DATA LINES:
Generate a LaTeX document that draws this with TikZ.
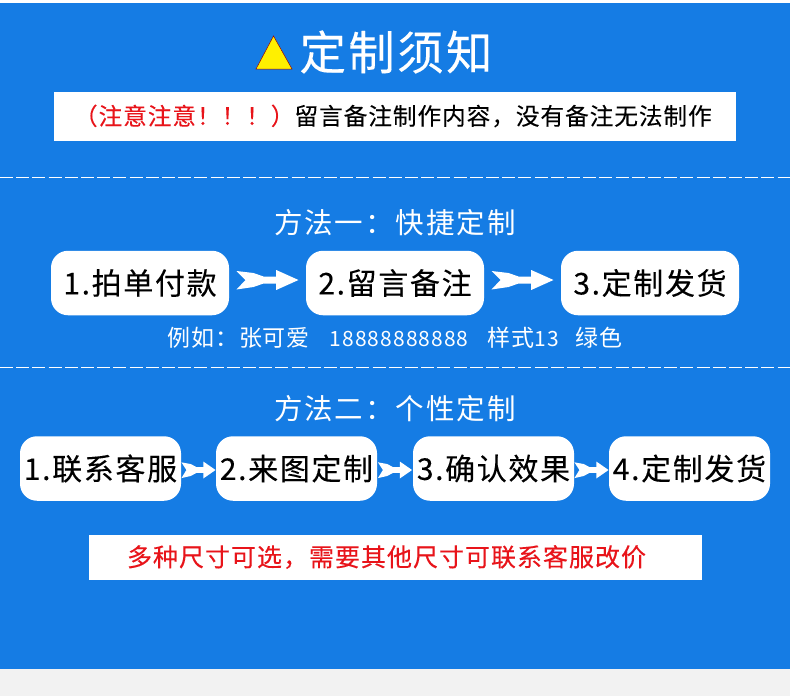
\documentclass[tikz,border=0pt]{standalone}
\usepackage{fontspec}
\usetikzlibrary{calc}
\newfontfamily\fntitle[LetterSpace=5,FakeBold=0.1]{Noto Sans CJK SC}
\newfontfamily\fnnote[LetterSpace=3.8,FakeBold=0.12]{Noto Sans CJK SC}
\newfontfamily\fnhead[LetterSpace=7]{Noto Sans CJK SC}
\newfontfamily\fnstep[LetterSpace=5.5,FakeBold=0.15]{Noto Sans CJK SC}
\newfontfamily\fnsub[LetterSpace=4]{Noto Sans CJK SC}
\newfontfamily\fnnum[LetterSpace=5]{Noto Sans CJK SC}
\newfontfamily\fnred[LetterSpace=4,FakeBold=0.25]{Noto Sans CJK SC}
\newcommand\numtext[1]{{\fnnum\fontsize{21}{21}\selectfont #1}}
\definecolor{bgblue}{HTML}{157CE4}
\definecolor{pagegray}{HTML}{F2F2F2}
\definecolor{alert}{HTML}{E8141A}
\definecolor{warn}{HTML}{FFF000}
\tikzset{
  every node/.style={inner sep=0pt,outer sep=0pt,align=center},
  titletext/.style={text=white,font=\fntitle\fontsize{46.5}{46.5}\selectfont},
  headtext/.style={text=white,font=\fnhead\fontsize{28.5}{28.5}\selectfont},
  subtext/.style={text=white,font=\fnsub\fontsize{23}{23}\selectfont},
  notetext/.style={font=\fnnote\fontsize{23.7}{23.7}\selectfont},
  stepbox/.style={fill=white,rounded corners=17pt,minimum height=64.5pt,text=black,font=\fnstep\fontsize{30}{30}\selectfont},
  wide/.style={stepbox,minimum width=178pt},
  narrow/.style={stepbox,minimum width=161pt},
  divider/.style={draw=white,line width=1pt,dash pattern=on 13pt off 3.2pt},
}
% white notched arrow centred between two nodes; #3 = horizontal scale, #4 = vertical scale, #5 = vertical offset
\newcommand\fatarrow[5]{%
  \fill[white,shift={($(#1.east)!.5!(#2.west)+(0,#5)$)},xscale=#3,yscale=#4]
    (-31,-9) -- (-14,-7) -- (-4,-3.5) -- (8.7,-3.5) -- (8.7,-10) -- (31,0)
    -- (8.7,10) -- (8.7,3.5) -- (-4,3.5) -- (-14,7) -- (-31,9.5) -- (-22,0) -- cycle;}
\begin{document}
\begin{tikzpicture}[x=1pt,y=-1pt]
\useasboundingbox (0,0) rectangle (790,696);
\fill[pagegray] (0,0) rectangle (790,696);
\fill[white] (0,0) rectangle (790,3);
\fill[bgblue] (0,2.5) rectangle (790,669);
\filldraw[fill=warn,draw=red!60!black,line width=.5pt] (273.5,36) -- (292,69) -- (256,69) -- cycle;
\node[titletext] (title) at (396,52) {定制须知};
\node[fill=white,minimum width=682pt,minimum height=49pt] (note) at (395,116.5) {};
\node[notetext,anchor=west] (notelabel) at (74,116) {\textcolor{alert}{（注意注意！！！）}留言备注制作内容，没有备注无法制作};
\draw[divider] (0,177) -- (790,177);
\node[headtext] (m1) at (395,223) {方法一：快捷定制};
\node[wide] (a1) at (140,283) {1.拍单付款};
\node[wide] (a2) at (395,283) {2.留言备注};
\node[wide] (a3) at (650,283) {3.定制发货};
\fatarrow{a1}{a2}{1}{1}{-3}
\fatarrow{a2}{a3}{1}{1}{-3}
\node[subtext] (ex) at (395,338) {例如：张可爱\hspace{20pt}\numtext{18888888888}\hspace{19pt}样式\numtext{13}\hspace{17pt}绿色};
\draw[divider] (0,367) -- (790,367);
\node[headtext] (m2) at (395,409) {方法二：个性定制};
\node[narrow] (b1) at (100.5,468.5) {1.联系客服};
\node[narrow] (b2) at (296.5,468.5) {2.来图定制};
\node[narrow] (b3) at (493.5,468.5) {3.确认效果};
\node[narrow] (b4) at (689.5,468.5) {4.定制发货};
\fatarrow{b1}{b2}{.55}{.85}{1.5}
\fatarrow{b2}{b3}{.55}{.85}{1.5}
\fatarrow{b3}{b4}{.55}{.85}{1.5}
\node[fill=white,minimum width=613pt,minimum height=45pt] (foot) at (395.5,557.5) {};
\node[text=alert,font=\fnred\fontsize{25}{25}\selectfont] (foottext) at (386.5,557) {多种尺寸可选，需要其他尺寸可联系客服改价};
\end{tikzpicture}
\end{document}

DIRECTIVE: Omitting all images, print the listing exactly.

EXERCISE RESULT:
Generate a LaTeX document that draws this with TikZ.
\documentclass[tikz,border=0pt]{standalone}
\usepackage{fontspec}
\usetikzlibrary{calc}
\newfontfamily\fntitle[LetterSpace=5,FakeBold=0.1]{Noto Sans CJK SC}
\newfontfamily\fnnote[LetterSpace=3.8,FakeBold=0.12]{Noto Sans CJK SC}
\newfontfamily\fnhead[LetterSpace=7]{Noto Sans CJK SC}
\newfontfamily\fnstep[LetterSpace=5.5,FakeBold=0.15]{Noto Sans CJK SC}
\newfontfamily\fnsub[LetterSpace=4]{Noto Sans CJK SC}
\newfontfamily\fnnum[LetterSpace=5]{Noto Sans CJK SC}
\newfontfamily\fnred[LetterSpace=4,FakeBold=0.25]{Noto Sans CJK SC}
\newcommand\numtext[1]{{\fnnum\fontsize{21}{21}\selectfont #1}}
\definecolor{bgblue}{HTML}{157CE4}
\definecolor{pagegray}{HTML}{F2F2F2}
\definecolor{alert}{HTML}{E8141A}
\definecolor{warn}{HTML}{FFF000}
\tikzset{
  every node/.style={inner sep=0pt,outer sep=0pt,align=center},
  titletext/.style={text=white,font=\fntitle\fontsize{46.5}{46.5}\selectfont},
  headtext/.style={text=white,font=\fnhead\fontsize{28.5}{28.5}\selectfont},
  subtext/.style={text=white,font=\fnsub\fontsize{23}{23}\selectfont},
  notetext/.style={font=\fnnote\fontsize{23.7}{23.7}\selectfont},
  stepbox/.style={fill=white,rounded corners=17pt,minimum height=64.5pt,text=black,font=\fnstep\fontsize{30}{30}\selectfont},
  wide/.style={stepbox,minimum width=178pt},
  narrow/.style={stepbox,minimum width=161pt},
  divider/.style={draw=white,line width=1pt,dash pattern=on 13pt off 3.2pt},
}
% white notched arrow centred between two nodes; #3 = horizontal scale, #4 = vertical scale, #5 = vertical offset
\newcommand\fatarrow[5]{%
  \fill[white,shift={($(#1.east)!.5!(#2.west)+(0,#5)$)},xscale=#3,yscale=#4]
    (-31,-9) -- (-14,-7) -- (-4,-3.5) -- (8.7,-3.5) -- (8.7,-10) -- (31,0)
    -- (8.7,10) -- (8.7,3.5) -- (-4,3.5) -- (-14,7) -- (-31,9.5) -- (-22,0) -- cycle;}
\begin{document}
\begin{tikzpicture}[x=1pt,y=-1pt]
\useasboundingbox (0,0) rectangle (790,696);
\fill[pagegray] (0,0) rectangle (790,696);
\fill[white] (0,0) rectangle (790,3);
\fill[bgblue] (0,2.5) rectangle (790,669);
\filldraw[fill=warn,draw=red!60!black,line width=.5pt] (273.5,36) -- (292,69) -- (256,69) -- cycle;
\node[titletext] (title) at (396,52) {定制须知};
\node[fill=white,minimum width=682pt,minimum height=49pt] (note) at (395,116.5) {};
\node[notetext,anchor=west] (notelabel) at (74,116) {\textcolor{alert}{（注意注意！！！）}留言备注制作内容，没有备注无法制作};
\draw[divider] (0,177) -- (790,177);
\node[headtext] (m1) at (395,223) {方法一：快捷定制};
\node[wide] (a1) at (140,283) {1.拍单付款};
\node[wide] (a2) at (395,283) {2.留言备注};
\node[wide] (a3) at (650,283) {3.定制发货};
\fatarrow{a1}{a2}{1}{1}{-3}
\fatarrow{a2}{a3}{1}{1}{-3}
\node[subtext] (ex) at (395,338) {例如：张可爱\hspace{20pt}\numtext{18888888888}\hspace{19pt}样式\numtext{13}\hspace{17pt}绿色};
\draw[divider] (0,367) -- (790,367);
\node[headtext] (m2) at (395,409) {方法二：个性定制};
\node[narrow] (b1) at (100.5,468.5) {1.联系客服};
\node[narrow] (b2) at (296.5,468.5) {2.来图定制};
\node[narrow] (b3) at (493.5,468.5) {3.确认效果};
\node[narrow] (b4) at (689.5,468.5) {4.定制发货};
\fatarrow{b1}{b2}{.55}{.85}{1.5}
\fatarrow{b2}{b3}{.55}{.85}{1.5}
\fatarrow{b3}{b4}{.55}{.85}{1.5}
\node[fill=white,minimum width=613pt,minimum height=45pt] (foot) at (395.5,557.5) {};
\node[text=alert,font=\fnred\fontsize{25}{25}\selectfont] (foottext) at (386.5,557) {多种尺寸可选，需要其他尺寸可联系客服改价};
\end{tikzpicture}
\end{document}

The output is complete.